Creative thinking, implementing strategies
When can my hospitality business reopen?
Posted 27 April 2020
Right now, as new cases of COVID-19 dwindle and state governments start to ease restrictions, the big question is when bars, cafés, restaurants and other hospitality-based businesses will be able to reopen.
Several experts say could be up to four months away.
Queensland’s former chief health officer, Prof Gerry Fitzgerald is suggesting that hospitality businesses will need to wait another four months before being able to reopen.
Prof Fitzgerald, now a professor at QUT, believes that in 6 months most of the restrictions in place will have been eased with the exception of international travel, which he believes is 12 months away at least.
Restaurants, bars and cafés among the last to open to regular trade
The first restrictions to ease after the latest announcements by the State Government will be schools reopening and people returning to offices, Prof Fitzgerald stated. In three months he sees indoor and outdoor social distancing measures eased and in about four months the hospitality industry could see some restrictions eased but with social distancing still in place.
Professor Peter Collignon, a professor of microbiology at the Australian National University, concurs and sees bars and pubs not reopening until after winter.
The Federal Health Minister has also stated that pubs and bars won’t be returning soon: “Even when that decision is made, there may still be significant measures to maintain social distancing and to support good hygiene”.
How can you survive this crisis?
The key for hospitality businesses is to ensure they can weather this storm. Take advantage of every available item of support from the Federal Government, State Government, and your local council. Get the right advice to ensure you maximise the benefits you are entitled to. Continue to monitor your situation to see if you qualify for new supports or for supports you may not have qualified for before.
COVID-19 hospitality help and advice
- What’s next for restaurants in the post-Covid world?
- Help with Tourism, Hospitality and COVID-19 Legislation
- Noosa Council and COVID-19 Business Support
Think outside the box and pivot your offering
Look at ways to pivot or expand your offering for ongoing trade. This is easier for cafés and restaurants, whereas accommodation businesses will struggle.
Emilia’s Café in Gympie started by initially offering a comprehensive menu as a takeaway option. They are now about to launch ready-made pasta and gnocchi dishes and applied for and received a liquor license to ensure they could offer appropriate beverages as part of their take-home option as well.

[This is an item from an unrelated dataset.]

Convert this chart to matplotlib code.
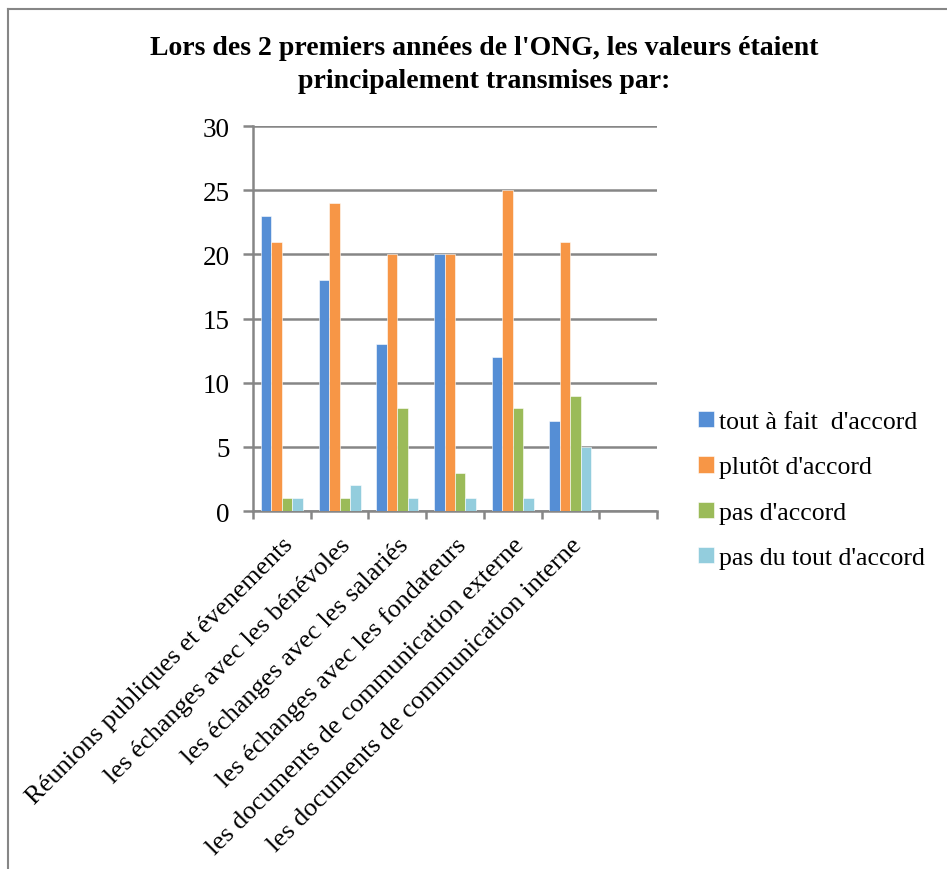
import matplotlib
matplotlib.use("Agg")
import matplotlib.pyplot as plt
import numpy as np
from matplotlib.lines import Line2D
from matplotlib.transforms import ScaledTranslation

categories = [
    "Réunions publiques et évenements",
    "les échanges avec les bénévoles",
    "les échanges avec les salariés",
    "les échanges avec les fondateurs",
    "les documents de communication externe",
    "les documents de communication interne",
]
series_names = ["tout à fait  d'accord", "plutôt d'accord", "pas d'accord", "pas du tout d'accord"]
tout_a_fait = [23, 18, 13, 20, 12, 7]
plutot = [21, 24, 20, 20, 25, 21]
pas = [1, 1, 8, 3, 8, 9]
pas_du_tout = [1, 2, 1, 1, 1, 5]
yticks = [0, 5, 10, 15, 20, 25, 30]
title = "Lors des 2 premiers années de l'ONG, les valeurs étaient\nprincipalement transmises par:"

colors = ["#558ED5", "#F79646", "#9BBB59", "#93CDDD"]
grid_col = "#868686"

plt.rcParams["font.family"] = ["Liberation Serif", "DejaVu Serif"]

W, H = 947, 870
fig = plt.figure(figsize=(W / 100, H / 100), dpi=100)
ax = fig.add_axes([253 / W, 1 - 512 / H, (657 - 253) / W, (512 - 127) / H])

series = [tout_a_fait, plutot, pas, pas_du_tout]
n = len(series)
bw = 1 / (n + 1.5)
x = np.arange(len(categories))
for i, (vals, name, c) in enumerate(zip(series, series_names, colors)):
    ax.bar(x + (i - (n - 1) / 2) * bw, vals, width=bw, color=c, label=name,
           edgecolor="white", linewidth=0.4, zorder=3)

ax.set_xlim(-0.5, len(categories) + 0.5)
ax.set_ylim(0, 30)
ax.set_yticks(yticks)
ax.set_yticklabels([str(v) for v in yticks], fontsize=19.5)
ax.yaxis.grid(True, color=grid_col, linewidth=1.8, zorder=0)
ax.set_axisbelow(True)

ax.set_xticks(np.arange(-0.5, len(categories) + 1, 1))
ax.set_xticklabels([])
ax.set_xticks(x, minor=True)
labels = ax.set_xticklabels(categories, minor=True, rotation=45, ha="right", va="top",
                            rotation_mode="anchor", fontsize=19)
off = ScaledTranslation(-7 / 100, 0, fig.dpi_scale_trans)
for lab in labels:
    lab.set_transform(lab.get_transform() + off)
ax.tick_params(axis="x", which="minor", length=0, pad=16)
ax.tick_params(axis="x", which="major", length=6, width=1.8, color=grid_col)
ax.tick_params(axis="y", length=7, width=1.8, color=grid_col, pad=10)

for s in ["top", "right"]:
    ax.spines[s].set_visible(False)
for s in ["left", "bottom"]:
    ax.spines[s].set_color(grid_col)
    ax.spines[s].set_linewidth(1.8)

fig.text(484 / W, 1 - 65 / H, title, ha="center", va="center", fontsize=20,
         fontweight="bold", linespacing=1.45)

leg = fig.legend(loc="center left", bbox_to_anchor=(675 / W, 1 - 491 / H),
                 frameon=False, fontsize=18.5, handlelength=0.6, handleheight=0.6,
                 handletextpad=0.2, labelspacing=0.9)

# outer chart frame (left & top visible)
fig.add_artist(Line2D([8 / W, 1], [1 - 10 / H, 1 - 10 / H], color=grid_col, linewidth=1.5,
                      transform=fig.transFigure))
fig.add_artist(Line2D([8 / W, 8 / W], [0, 1 - 10 / H], color=grid_col, linewidth=1.5,
                      transform=fig.transFigure))

fig.savefig("out.png", dpi=100)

Clouds Montville established their Clouds Gourmet Pantry as an offshoot to their café and restaurant. Through the Pantry they offer a comprehensive take-away menu and frozen take-home meals, as well as a selection of alcoholic beverages to take away as well.
The Ohana Kitchen and Event Co on the Sunshine Coast, renowned for their weddings, events, and catering, wanted to ensure that their pivot supported their existing providers and suppliers. They created The Crate Collective offering local and sustainable products in a crate. You can jump online and order one of their gourmet crates which includes a wonderful selection of ethically sourced products, wines, raw ingredients and recipes.
Plan now for life after COVID but don’t stop what you are doing
As cases continue to dwindle the call to reopen the economy from struggling businesses will grow louder and louder. We must, however, remember that if we do reopen too soon, we could end up back where we started, or worse.
All levels of government must be as transparent as possible with regards to their upcoming plans to reopen the economy – and their advice must be clear and unequivocal. Businesses cannot be left to guess as to what a change in restrictions means. We are at a critical point in this crisis and if we have learnt anything from the past it’s that we can’t leave this to guesswork. The people and businesses that drive our local economies deserve better.
It is a difficult time but the best thing to do now is to figure out what you can offer now and then wait and plan for how your business will be able to relaunch successfully when restrictions are finally eased.